Elsa’s teenage students, too, have to rattle the bars of their assigned music. The nonbinary Marcus would rather dance an Isadora Duncan impersonation to Schubert than learn the music. This enrages the father, who addresses his child as “little man.” “It seemed,” Elsa muses, “their father had already written his child’s composition.” Aimée, meanwhile, confides to her teacher at their second lesson that she was molested by the family doctor. When Elsa tries to speak to the girl’s mother, it is clear she is interested only in the musical notes her daughter produces, not her words.
As Elsa drifts around Europe and memories bubble up in the silence that has befallen her career, it becomes clear that she needs to come to terms with her tangled lineage before she can write her own score — the new composition that first insinuated its way into her fingers during the concert in Vienna.
Along the way, the book offers glimpses of Levy’s talent as a stylist.
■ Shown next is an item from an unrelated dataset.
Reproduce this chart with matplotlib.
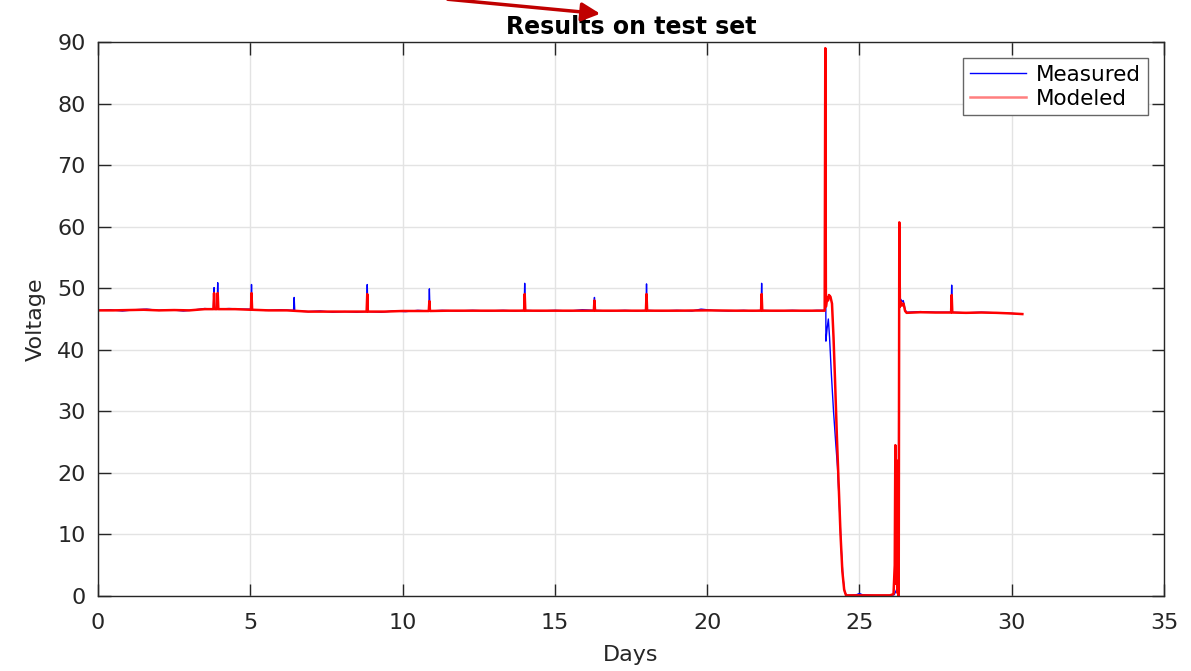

She can sketch a scene with a few precise brushstrokes and conjure emotion out of white space on the page. A recurring call and response between Elsa and her alter ego becomes a musical refrain that takes on ever new colors. Those familiar references to swimming and bees glint through like leitmotifs.
For an author so committed to dismantling stereotypes, it is a shame Levy should sketch out her own with such a thick pen. The challenge of authenticity in art of any genre does make a fine subject: Miles Davis once said that “it takes a long time to sound like yourself.”